Alors que le monde regarde, médusé, les images des réfugiés agglutinés dans de frêles embarcations au large de la côte sud-ouest de la Turquie, des centaines de milliers de jeunes comme Adnan vivent en marge de la société dans les villes turques. Aujourd’hui, il y a plus de réfugiés syriens à Istanbul que dans tous les pays de l’Union européenne combinés. Et si les organisations humanitaires saluent l’exceptionnelle propreté et la bonne gestion des camps de réfugiés turcs, environ 90 pour cent des Syriens présents en Turquie vivent en dehors des camps et tentent de se faire une place dans un pays étranger dont ils ne parlent pas la langue. Qui plus est, sur ces plus de deux millions de réfugiés actuellement dans le pays, près de 55 pour cent ont moins de 18 ans. C’est pourquoi le récent accord entre la Turquie et l’Union européenne (UE) est non seulement lâche, mais son application aurait de dangereuses conséquences.
L’accord promet de l’argent, un allègement des restrictions de visa pour les Turcs et un renouvellement de la candidature de la Turquie à l’UE, en échange de quoi la Turquie devra redoubler d’efforts pour contenir les réfugiés entre ses propres frontières. Le fait qu’un pays au bord de la guerre civile basculant dans l’autocratie puisse se servir de la menace d’un afflux de réfugiés pour renouveler sa candidature, alors même que ses efforts de démocratisation passés ont été rejetés, en dit long sur la peur qu’à l’UE d’une immigration de masse.
Alors que les Turcs ayant un niveau élevé d’instruction tentent de quitter le pays, des Syriens déracinés essayent de se faire une place en marge des villes turques. Avant le début de la guerre, la Syrie était connue dans tout le monde arabe pour son système éducatif et plus de 90 pour cent de la population était alphabétisée. Adnan rêvait d’être ingénieur. D’autres jeunes Syriens que j’ai rencontrés voulaient être enseignants ou médecins. Une jeune femme nommée Mariam a eu de la chance : elle parle parfaitement l’anglais et a trouvé un emploi de serveuse dans un petit restaurant dont le propriétaire est un Turc arabophone originaire d’Hatay, près de la frontière syrienne. Mariam étudie également le génie civil dans l’une des universités anglophones d’Istanbul. Elle est cependant une exception et elle en est consciente. Elle m’a dit que deux de ses camarades d’école avaient été mariées à des Turcs par leur famille.
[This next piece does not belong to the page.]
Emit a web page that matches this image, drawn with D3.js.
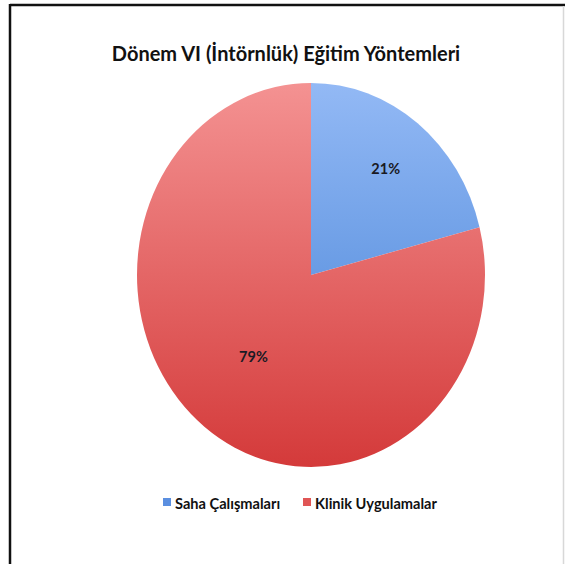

Ce ne sont pas des cas isolés. Des études montrent que, notamment dans les villes du sud de la Turquie, des filles d’à peine 14 ans sont données en mariage à des Turcs plus âgés. Des garçons comme Adnan semblent quant à eux avoir tendance à se radicaliser, influencés par des mouvements islamistes opérants dans les régions frontalières et les ghettos urbains. Des jeunes qui, dans leur pays, auraient pu terminer le secondaire et probablement aller à l’université voient leur avenir remis en question par une guerre cruelle. Les écoles privées arabophones prolifèrent, mais ce n’est pas suffisant. La politique d’ouverture de la Turquie a offert une certaine sécurité aux réfugiés, mais le pays n’était pas préparé à un exode d’une telle ampleur ni à une guerre aussi longue. Même si la guerre en Syrie prenait fin demain, des études indiquent que, tant que certaines conditions en matière de sécurité ne sont pas atteintes, la plupart des réfugiés ne rentreraient probablement pas. La reconstruction risque de prendre des années, voire des décennies, selon certains.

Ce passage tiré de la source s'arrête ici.